╭─ Dataset section

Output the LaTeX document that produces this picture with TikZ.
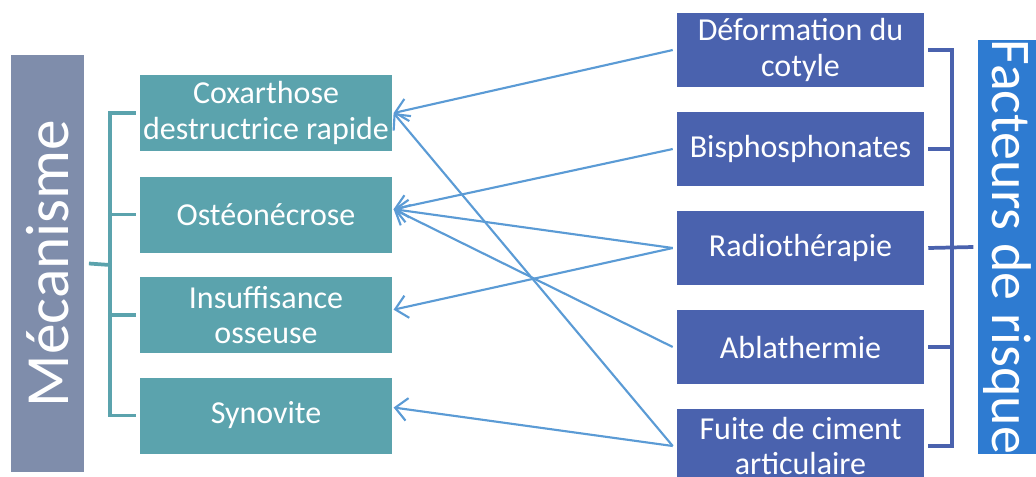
\documentclass[tikz,border=0pt]{standalone}
\usepackage{fontspec}
\setmainfont{Carlito}
\usetikzlibrary{arrows.meta}
\definecolor{mecagray}{HTML}{7F8DAB}
\definecolor{tealbox}{HTML}{5BA3AD}
\definecolor{navybox}{HTML}{4A62AE}
\definecolor{factblue}{HTML}{2E7BD1}
\definecolor{arrblue}{HTML}{5B9BD5}
\begin{document}
\begin{tikzpicture}[x=0.75pt, y=-0.75pt,
      mbox/.style={rectangle,fill=tealbox,text=white,minimum width=189pt,minimum height=57pt,inner sep=0pt,align=center,font=\fontsize{24}{26.5}\selectfont},
      fbox/.style={rectangle,fill=navybox,text=white,minimum width=185.25pt,minimum height=55.5pt,inner sep=0pt,align=center,font=\fontsize{24}{26.5}\selectfont},
      arr/.style={-{Straight Barb[length=9pt,width=17pt,line width=1.6pt]},arrblue,line width=1.6pt},
      lbrk/.style={tealbox,line width=2.8pt},
      rbrk/.style={navybox,line width=2.8pt}
    ]
      \useasboundingbox (0,0) rectangle (1036,476);
      \clip (0,0) rectangle (1036,476);

      % Mecanisme column
      \node[rectangle,fill=mecagray,text=white,rotate=90,minimum width=312.75pt,minimum height=54.75pt,inner sep=0pt,font=\fontsize{46}{50}\selectfont] (meca) at (47.5,263.5) {Mécanisme};
      \node[mbox] (cdr) at (266,113)   {Coxarthose\\destructrice rapide};
      \node[mbox] (osn) at (266,214.5) {Ostéonécrose};
      \node[mbox] (ins) at (266,315)   {Insuffisance\\osseuse};
      \node[mbox] (syn) at (266,415.5) {Synovite};
      \coordinate (lspine) at (110,265);
      \foreach \n in {cdr,osn,ins,syn} \draw[lbrk] ([xshift=-3pt]\n.west) -| (lspine);
      \draw[lbrk] ([xshift=3.5pt]meca.south) -- (lspine);

      % Facteurs de risque column
      \node[rectangle,fill=factblue,text=white,rotate=-90,minimum width=307.5pt,minimum height=52pt,inner sep=0pt,text height=37pt,font=\fontsize{42}{46}\selectfont] (fdr) at (1013,247) {Facteurs de risque};
      \node[fbox] (def) at (800.5,50)  {Déformation du\\cotyle};
      \node[fbox] (bis) at (800.5,149) {Bisphosphonates};
      \node[fbox] (rad) at (800.5,248) {Radiothérapie};
      \node[fbox] (abl) at (800.5,347) {Ablathermie};
      \node[fbox] (fui) at (800.5,446) {Fuite de ciment\\articulaire};
      \coordinate (rspine) at (952,248);
      \foreach \n in {def,bis,abl,fui} \draw[rbrk] ([xshift=3pt]\n.east) -| (rspine);
      \draw[rbrk] ([xshift=3pt]rad.east) -- ([xshift=-3.5pt]fdr.south);

      % links
      \draw[arr] ([xshift=-3pt]def.west) -- ([xshift=1pt]cdr.east);
      \draw[arr] ([xshift=-3pt]bis.west) -- ([xshift=1pt,yshift=4pt]osn.east);
      \draw[arr] ([xshift=-3pt]rad.west) -- ([xshift=1pt,yshift=4pt]osn.east);
      \draw[arr] ([xshift=-3pt]rad.west) -- ([xshift=1pt,yshift=4pt]ins.east);
      \draw[arr] ([xshift=-3pt]abl.west) -- ([xshift=1pt,yshift=4pt]osn.east);
      \draw[arr] ([xshift=-3pt]fui.west) -- ([xshift=1pt]cdr.east);
      \draw[arr] ([xshift=-3pt]fui.west) -- ([xshift=1pt,yshift=6pt]syn.east);
    \end{tikzpicture}
\end{document}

╰─

*Requirements*
Without the pictures, please reproduce each line of the listing above exactly, from the first one through the line bearing "([xshift=3.5pt]meca.south) -- (lspine);".

*Finished task*
Output the LaTeX document that produces this picture with TikZ.
\documentclass[tikz,border=0pt]{standalone}
\usepackage{fontspec}
\setmainfont{Carlito}
\usetikzlibrary{arrows.meta}
\definecolor{mecagray}{HTML}{7F8DAB}
\definecolor{tealbox}{HTML}{5BA3AD}
\definecolor{navybox}{HTML}{4A62AE}
\definecolor{factblue}{HTML}{2E7BD1}
\definecolor{arrblue}{HTML}{5B9BD5}
\begin{document}
\begin{tikzpicture}[x=0.75pt, y=-0.75pt,
      mbox/.style={rectangle,fill=tealbox,text=white,minimum width=189pt,minimum height=57pt,inner sep=0pt,align=center,font=\fontsize{24}{26.5}\selectfont},
      fbox/.style={rectangle,fill=navybox,text=white,minimum width=185.25pt,minimum height=55.5pt,inner sep=0pt,align=center,font=\fontsize{24}{26.5}\selectfont},
      arr/.style={-{Straight Barb[length=9pt,width=17pt,line width=1.6pt]},arrblue,line width=1.6pt},
      lbrk/.style={tealbox,line width=2.8pt},
      rbrk/.style={navybox,line width=2.8pt}
    ]
      \useasboundingbox (0,0) rectangle (1036,476);
      \clip (0,0) rectangle (1036,476);

      % Mecanisme column
      \node[rectangle,fill=mecagray,text=white,rotate=90,minimum width=312.75pt,minimum height=54.75pt,inner sep=0pt,font=\fontsize{46}{50}\selectfont] (meca) at (47.5,263.5) {Mécanisme};
      \node[mbox] (cdr) at (266,113)   {Coxarthose\\destructrice rapide};
      \node[mbox] (osn) at (266,214.5) {Ostéonécrose};
      \node[mbox] (ins) at (266,315)   {Insuffisance\\osseuse};
      \node[mbox] (syn) at (266,415.5) {Synovite};
      \coordinate (lspine) at (110,265);
      \foreach \n in {cdr,osn,ins,syn} \draw[lbrk] ([xshift=-3pt]\n.west) -| (lspine);
      \draw[lbrk] ([xshift=3.5pt]meca.south) -- (lspine);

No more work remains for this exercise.